Montreal: Portraits of Artists and Family, 1959 to the present
"I have made frequent excursions into street work, urban landscapes and interiors. Yet I have always returned to portrait photography. I enjoy the contact that occurs between the photographer and the sitter: conversation, silence, tension, relaxation, mutual exploration" - Gabor Szilasi, 1989
Portraiture remains at the heart of Szilasi's work, arising from his profound engagement with people and their experiences. While portraits are found throughout his Hungarian and rural Quebec work, those made in Montreal form the most extensive and distinctive group.

Almost all of the Montreal portraits are of people whom Szilasi has known well for a long time – his family, close friends, neighbours, fellow photographers, and artists – and, for the most part, were not made as part of a specific project, but arose naturally during the course of his daily life. As such they can be read in biographical terms, revealing his interests, friendships, and professional relationships. None was commissioned, and Szilasi has photographed a number of the subjects, such as his wife, Doreen Lindsay, and their daughter, Andrea, many times over the last fifty years.
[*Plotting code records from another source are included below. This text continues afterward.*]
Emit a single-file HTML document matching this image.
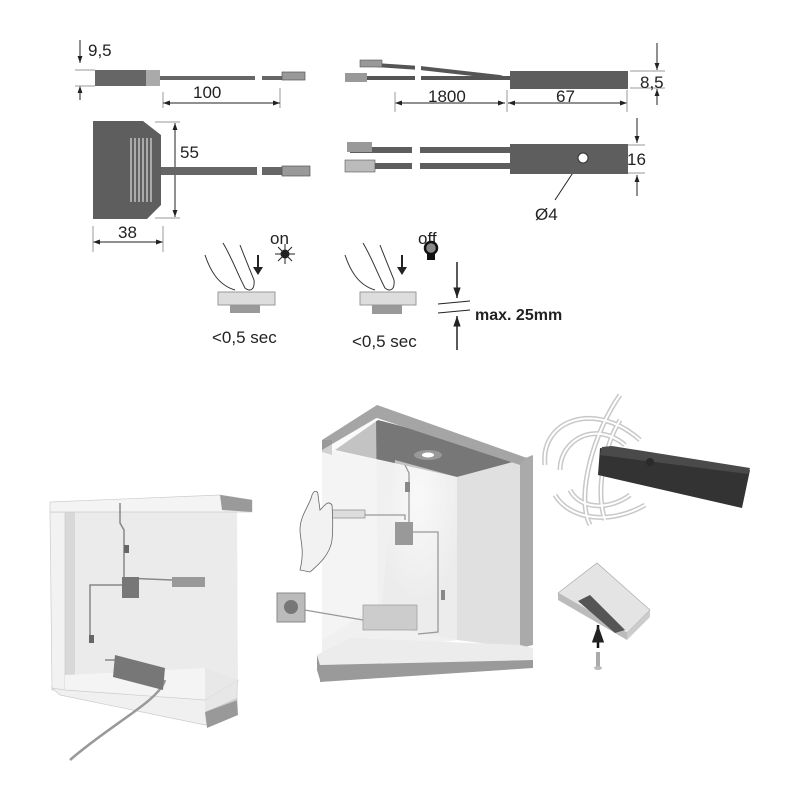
<!DOCTYPE html>
<html><head><meta charset="utf-8"><style>
html,body{margin:0;padding:0;background:#fff;width:800px;height:800px;overflow:hidden}
text{font-family:"Liberation Sans","DejaVu Sans",sans-serif;fill:#222}
</style></head><body>
<svg width="800" height="800" viewBox="0 0 800 800" xmlns="http://www.w3.org/2000/svg">
<defs>
<marker id="a" viewBox="0 0 10 10" refX="10" refY="5" markerWidth="7" markerHeight="7" orient="auto-start-reverse"><path d="M0,1.5 L10,5 L0,8.5z" fill="#222"/></marker>
<radialGradient id="spot" cx="0.5" cy="0.2" r="0.6"><stop offset="0" stop-color="#fff"/><stop offset="1" stop-color="#e9e9e9"/></radialGradient>
</defs>
<g stroke="#222" stroke-width="1" fill="none">
<line x1="80" y1="40" x2="80" y2="63" marker-end="url(#a)"/>
<line x1="80" y1="100" x2="80" y2="86" marker-end="url(#a)"/>
<line x1="75" y1="70" x2="95" y2="70" stroke="#999"/><line x1="75" y1="86" x2="95" y2="86" stroke="#999"/>
<line x1="163" y1="92" x2="163" y2="108" stroke="#999"/><line x1="280" y1="88" x2="280" y2="108" stroke="#999"/>
<line x1="163" y1="103" x2="280" y2="103" marker-start="url(#a)" marker-end="url(#a)"/>
<line x1="175" y1="123" x2="175" y2="217" marker-start="url(#a)" marker-end="url(#a)"/>
<line x1="155" y1="122" x2="180" y2="122" stroke="#999"/><line x1="155" y1="218" x2="180" y2="218" stroke="#999"/>
<line x1="93" y1="242" x2="163" y2="242" marker-start="url(#a)" marker-end="url(#a)"/>
<line x1="93" y1="226" x2="93" y2="252" stroke="#999"/><line x1="163" y1="226" x2="163" y2="252" stroke="#999"/>
<line x1="395" y1="103" x2="505" y2="103" marker-start="url(#a)" marker-end="url(#a)"/>
<line x1="508" y1="103" x2="627" y2="103" marker-start="url(#a)" marker-end="url(#a)"/>
<line x1="395" y1="92" x2="395" y2="112" stroke="#999"/><line x1="507" y1="90" x2="507" y2="112" stroke="#999"/><line x1="627" y1="90" x2="627" y2="112" stroke="#999"/>
<line x1="657" y1="43" x2="657" y2="70" marker-end="url(#a)"/>
<line x1="657" y1="105" x2="657" y2="89" marker-end="url(#a)"/>
<line x1="630" y1="71" x2="665" y2="71" stroke="#999"/><line x1="630" y1="88" x2="665" y2="88" stroke="#999"/>
<line x1="637" y1="118" x2="637" y2="143" marker-end="url(#a)"/>
<line x1="637" y1="196" x2="637" y2="175" marker-end="url(#a)"/>
<line x1="628" y1="145" x2="645" y2="145" stroke="#999"/><line x1="628" y1="173" x2="645" y2="173" stroke="#999"/>
<line x1="555" y1="200" x2="580" y2="162" marker-end="url(#a)"/>
<line x1="457" y1="262" x2="457" y2="298" marker-end="url(#a)" stroke-width="1.5"/>
<line x1="457" y1="350" x2="457" y2="316" marker-end="url(#a)" stroke-width="1.5"/>
<line x1="438" y1="304" x2="470" y2="301"/><line x1="438" y1="313" x2="470" y2="310"/>
</g>
<rect x="95" y="70" width="51" height="16" fill="#666"/><rect x="146" y="70" width="14" height="16" fill="#aaa"/>
<rect x="160" y="76" width="95" height="4" fill="#666"/><rect x="262" y="76" width="20" height="4" fill="#666"/>
<rect x="282" y="72" width="23" height="8" fill="#999" stroke="#555" stroke-width="0.7"/>
<path d="M93,121 H143 L161,135 V205 L147,219 H93z" fill="#5e5e5e"/>
<g stroke="#ddd" stroke-width="1.2"><line x1="131" y1="138" x2="131" y2="202"/><line x1="135" y1="138" x2="135" y2="202"/><line x1="139" y1="138" x2="139" y2="202"/><line x1="143" y1="138" x2="143" y2="202"/><line x1="147" y1="138" x2="147" y2="202"/><line x1="151" y1="138" x2="151" y2="202"/></g>
<rect x="161" y="167" width="96" height="8" fill="#666"/><rect x="262" y="167" width="20" height="8" fill="#666"/>
<rect x="282" y="166" width="28" height="10" fill="#999" stroke="#555" stroke-width="0.7"/>
<polygon points="360,62 420,66 500,75 510,78 508,80 420,70 360,66" fill="#555"/>
<rect x="360" y="60" width="22" height="7" fill="#999" stroke="#555" stroke-width="0.6"/>
<rect x="348" y="76" width="162" height="4" fill="#555"/>
<rect x="345" y="73" width="22" height="9" fill="#999"/>
<rect x="415" y="55" width="6" height="30" fill="#fff"/>
<rect x="510" y="71" width="118" height="18" fill="#5e5e5e"/>
<rect x="350" y="147" width="160" height="6" fill="#5e5e5e"/><rect x="350" y="163" width="160" height="6" fill="#5e5e5e"/>
<rect x="412" y="140" width="8" height="35" fill="#fff"/>
<rect x="347" y="142" width="25" height="10" fill="#999"/><rect x="345" y="160" width="30" height="12" fill="#bbb" stroke="#555" stroke-width="0.6"/>
<rect x="510" y="144" width="118" height="30" fill="#5e5e5e"/>
<circle cx="583" cy="158" r="5" fill="#fff" stroke="#333"/>
<text x="88" y="56" font-size="17">9,5</text>
<text x="193" y="98" font-size="17">100</text>
<text x="180" y="158" font-size="17">55</text>
<text x="118" y="238" font-size="17">38</text>
<text x="428" y="102" font-size="17">1800</text>
<text x="556" y="102" font-size="17">67</text>
<text x="640" y="88" font-size="17">8,5</text>
<text x="627" y="165" font-size="17">16</text>
<text x="535" y="220" font-size="17">Ø4</text>
<text x="270" y="244" font-size="17">on</text>
<text x="418" y="244" font-size="17">off</text>
<text x="212" y="343" font-size="17">&lt;0,5 sec</text>
<text x="352" y="347" font-size="17">&lt;0,5 sec</text>
<text x="475" y="320" font-size="16" font-weight="bold">max. 25mm</text>
<g stroke="#222" stroke-width="1"><circle cx="285" cy="254" r="4" fill="#222"/><line x1="275" y1="254" x2="295" y2="254"/><line x1="285" y1="244" x2="285" y2="264"/><line x1="278" y1="247" x2="292" y2="261"/><line x1="292" y1="247" x2="278" y2="261"/></g>
<circle cx="431" cy="248" r="6" fill="#888" stroke="#111" stroke-width="2.5"/><rect x="427" y="254" width="8" height="6" fill="#111"/>
<g fill="none" stroke="#333" stroke-width="1">
<path d="M205,255 C210,270 218,285 235,290 M223,243 C232,258 238,275 245,288 C250,292 255,290 254,280 C250,270 245,258 240,245"/>
<path d="M345,255 C350,270 358,285 375,290 M363,243 C372,258 378,275 385,288 C390,292 395,290 394,280 C390,270 385,258 380,245"/>
</g>
<path d="M257,255 v12 h-4 l5,8 5,-8 h-4 v-12z" fill="#222"/>
<path d="M401,255 v12 h-4 l5,8 5,-8 h-4 v-12z" fill="#222"/>
<rect x="230" y="303" width="30" height="10" fill="#999"/><rect x="218" y="292" width="57" height="13" fill="#ddd" stroke="#999"/>
<rect x="372" y="304" width="30" height="10" fill="#999"/><rect x="360" y="292" width="56" height="13" fill="#ddd" stroke="#999"/>

<!-- LEFT CABINET -->
<polygon points="65,512 205,512 205,690 65,683" fill="#ebebeb"/>
<polygon points="65,512 75,512 75,680 65,683" fill="#d8d8d8"/>
<polygon points="50,512 65,512 65,690 52,690" fill="#f2f2f2" stroke="#ccc" stroke-width="0.7"/>
<polygon points="65,675 205,668 238,680 208,700 65,690" fill="#f4f4f4"/>
<polygon points="52,688 60,695 205,725 235,712 238,680 205,700 65,690" fill="#f0f0f0" stroke="#ccc" stroke-width="0.7"/>
<polygon points="205,712 237,698 238,715 207,728" fill="#999"/>
<polygon points="205,512 237,510 238,700 205,712" fill="#e2e2e2" opacity="0.7"/>
<polygon points="50,502 220,495 252,500 252,512 50,512" fill="#f4f4f4" stroke="#ccc" stroke-width="0.7"/>
<polygon points="220,495 252,500 252,512 222,510" fill="#9a9a9a"/>
<g stroke="#888" stroke-width="1.5" fill="none">
<path d="M120,503 v20 l4,7 v48 l48,2"/>
<path d="M122,585 h-32 v55"/>
<path d="M105,660 h10"/>
<path d="M165,680 C160,700 110,725 70,760" stroke-width="2.5" stroke="#999"/>
</g>
<rect x="122" y="577" width="17" height="21" fill="#777"/>
<rect x="172" y="577" width="33" height="10" fill="#999"/>
<rect x="124" y="545" width="5" height="8" fill="#666"/><rect x="89" y="635" width="5" height="8" fill="#666"/>
<polygon points="115,655 165,668 163,690 113,677" fill="#777"/>

<!-- MIDDLE CABINET -->
<polygon points="322,448 457,477 457,640 322,658" fill="#f0f0f0"/>
<polygon points="335,450 378,420 528,460 457,477" fill="#777"/>
<ellipse cx="428" cy="455" rx="14" ry="5" fill="#999"/><ellipse cx="428" cy="455" rx="6" ry="2.5" fill="#fff"/>
<polygon points="395,460 457,477 457,640 380,625" fill="url(#spot)" opacity="0.6"/>
<polygon points="457,477 520,460 520,648 457,640" fill="#e0e0e0"/>
<polygon points="520,460 533,455 533,645 520,648" fill="#aaa"/>
<polygon points="322,440 377,405 527,458 520,465 377,418 322,450" fill="#a5a5a5"/>
<polygon points="322,440 332,440 332,455 322,452" fill="#999"/>
<polygon points="322,450 376,418 378,605 322,640" fill="#f7f7f7" opacity="0.6"/>
<polygon points="317,655 350,638 520,645 533,648 533,660 320,665" fill="#ececec"/>
<polygon points="317,655 320,665 320,680 317,670" fill="#999"/>
<polygon points="320,665 533,660 533,668 320,682" fill="#9a9a9a"/>
<g stroke="#999" stroke-width="1.3" fill="none">
<path d="M405,465 l4,8 v50"/>
<path d="M365,515 h40 v5"/>
<path d="M413,532 h25 v100 l-20,2"/>
<path d="M363,620 l-70,-12"/>
</g>
<rect x="405" y="482" width="5" height="10" fill="#888"/><rect x="441" y="590" width="4" height="10" fill="#888"/>
<rect x="332" y="510" width="33" height="8" fill="#ddd" stroke="#888" stroke-width="0.7"/>
<rect x="395" y="522" width="18" height="23" fill="#999"/>
<rect x="363" y="605" width="54" height="25" fill="#ccc" stroke="#999" stroke-width="0.7"/>
<rect x="277" y="593" width="28" height="29" fill="#bbb" stroke="#888"/><circle cx="291" cy="607" r="7" fill="#777"/>
<path d="M300,570 C305,550 300,540 300,530 C300,515 310,505 312,495 C314,490 318,490 318,495 L320,510 C325,505 328,500 332,505 C333,520 333,530 332,540 C330,555 318,565 310,572z" fill="#f2f2f2" stroke="#666" stroke-width="0.8"/>

<!-- WAVES -->
<g fill="none" stroke="#c8c8c8" stroke-width="5">
<path d="M545,465 C540,420 595,400 640,440"/><path d="M560,470 C560,440 595,420 625,445"/>
<path d="M555,495 C570,520 610,525 645,505"/><path d="M570,490 C580,510 610,510 630,495"/>
<path d="M590,525 C575,495 595,430 620,395"/><path d="M605,520 C595,490 605,445 620,420"/>
</g>
<g fill="none" stroke="#fff" stroke-width="2">
<path d="M545,465 C540,420 595,400 640,440"/><path d="M560,470 C560,440 595,420 625,445"/>
<path d="M555,495 C570,520 610,525 645,505"/><path d="M570,490 C580,510 610,510 630,495"/>
<path d="M590,525 C575,495 595,430 620,395"/><path d="M605,520 C595,490 605,445 620,420"/>
</g>
<polygon points="600,448 750,470 742,508 598,475" fill="#333"/>
<polygon points="602,447 612,446 750,468 748,474 600,455" fill="#4a4a4a"/>
<circle cx="650" cy="462" r="4" fill="#2a2a2a"/>

<!-- MOUNT -->
<polygon points="558,593 597,563 650,610 627,633" fill="#e4e4e4" stroke="#aaa" stroke-width="0.7"/>
<polygon points="558,593 627,633 627,640 558,600" fill="#bbb"/>
<polygon points="627,633 650,610 650,617 627,640" fill="#ccc"/>
<polygon points="578,601 590,595 625,630 615,633" fill="#555"/>
<line x1="598" y1="648" x2="598" y2="625" stroke="#111" stroke-width="2.5" marker-end="url(#a)"/>
<rect x="596" y="652" width="4" height="15" fill="#aaa"/><ellipse cx="598" cy="668" rx="4" ry="2" fill="#bbb"/>
</svg>
</body></html>
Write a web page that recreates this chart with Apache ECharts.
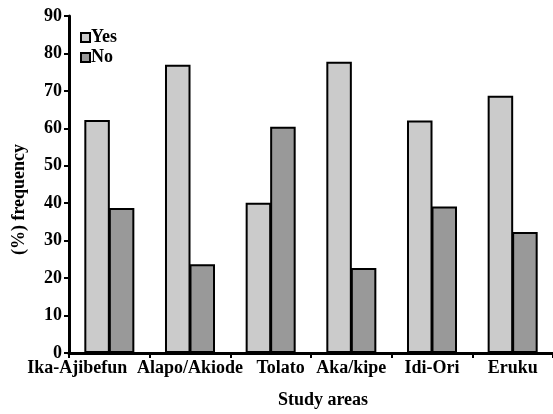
<!DOCTYPE html>
<html>
<head>
<meta charset="utf-8">
<script src="https://cdn.jsdelivr.net/npm/echarts@6/dist/echarts.min.js"></script>
<style>
  html, body { margin: 0; padding: 0; background: #fff; }
  #chart { width: 553px; height: 414px; }
</style>
</head>
<body>
<div id="chart"></div>
<script>
// study areas and % frequency answers
const areas = ['Ika-Ajibefun', 'Alapo/Akiode', 'Tolato', 'Aka/kipe', 'Idi-Ori', 'Eruku'];
const yesValues = [62.2, 77.0, 40.1, 77.8, 62.1, 68.7];
const noValues = [38.7, 23.7, 60.4, 22.7, 39.1, 32.3];
const yTicks = { min: 0, max: 90, step: 10 };

const font = 'Liberation Serif';
const txt = { fontFamily: font, fontSize: 18, fontWeight: 'bold', color: '#000' };
const labelShift = { 'Ika-Ajibefun': [0, 64, 0, 0], 'Tolato': [0, 0, 0, 20] };

const chart = echarts.init(document.getElementById('chart'));

const option = {
  animation: false,
  textStyle: { fontFamily: font, color: '#000' },
  grid: { left: 69, right: 0, top: 16, bottom: 60, containLabel: false },
  legend: {
    orient: 'vertical',
    left: 75,
    top: 23,
    itemWidth: 9,
    itemHeight: 9,
    itemGap: 1,
    icon: 'rect',
    textStyle: { ...txt, lineHeight: 19, padding: [0, 0, 0, -4] },
    data: ['Yes', 'No'],
  },
  xAxis: {
    type: 'category',
    data: areas.map(a => ({ value: a, textStyle: labelShift[a] ? { padding: labelShift[a] } : {} })),
    name: 'Study areas',
    nameLocation: 'middle',
    nameGap: 38,
    nameTextStyle: { ...txt, padding: [0, 0, 0, 24] },
    axisLine: { lineStyle: { color: '#000', width: 3 } },
    axisTick: { show: true, length: 5, lineStyle: { color: '#000', width: 2 } },
    axisLabel: { ...txt, margin: 6, interval: 0 },
  },
  yAxis: {
    type: 'value',
    min: yTicks.min,
    max: yTicks.max,
    interval: yTicks.step,
    name: '(%) frequency',
    nameLocation: 'middle',
    nameGap: 41,
    nameTextStyle: { ...txt, padding: [0, 30, 0, 0] },
    axisLine: { show: true, lineStyle: { color: '#000', width: 3 } },
    axisTick: { show: true, length: 5, lineStyle: { color: '#000', width: 2 } },
    axisLabel: { ...txt, margin: 7 },
    splitLine: { show: false },
  },
  series: [
    {
      name: 'Yes',
      type: 'bar',
      data: yesValues,
      barGap: '-4%',
      barCategoryGap: '38%',
      itemStyle: { color: '#cbcbcb', borderColor: '#000', borderWidth: 2 },
    },
    {
      name: 'No',
      type: 'bar',
      data: noValues,
      barGap: '-4%',
      barCategoryGap: '38%',
      itemStyle: { color: '#999999', borderColor: '#000', borderWidth: 2 },
    },
  ],
};

chart.setOption(option);
</script>
</body>
</html>
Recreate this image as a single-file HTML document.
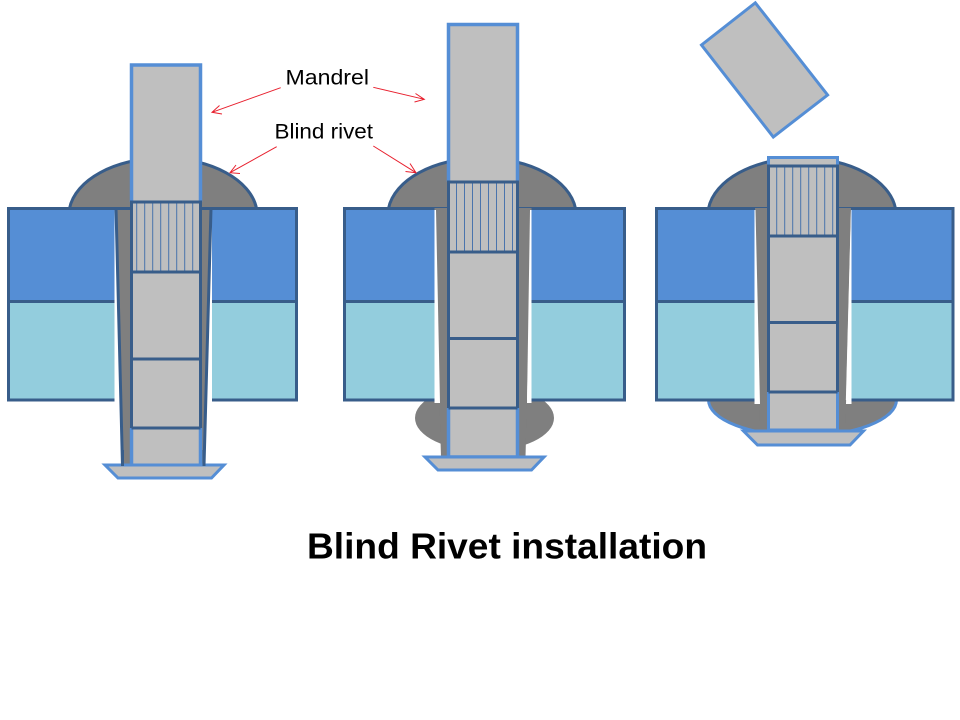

Szilasi has been drawn primarily to environmental portraiture, a genre in which the setting – a person's home, work place, or even a public place – plays an essential role in elucidating the subject. How a person inhabits his or her space, and what the surroundings reveal about that person's interests, tastes, and sensibilities become inseparable elements in the final portrait. The setting never functions merely as a generalized or arbitrary backdrop, but assumes a leading role, offering evidence for our understanding of the person and contributing to the larger meaning of the image.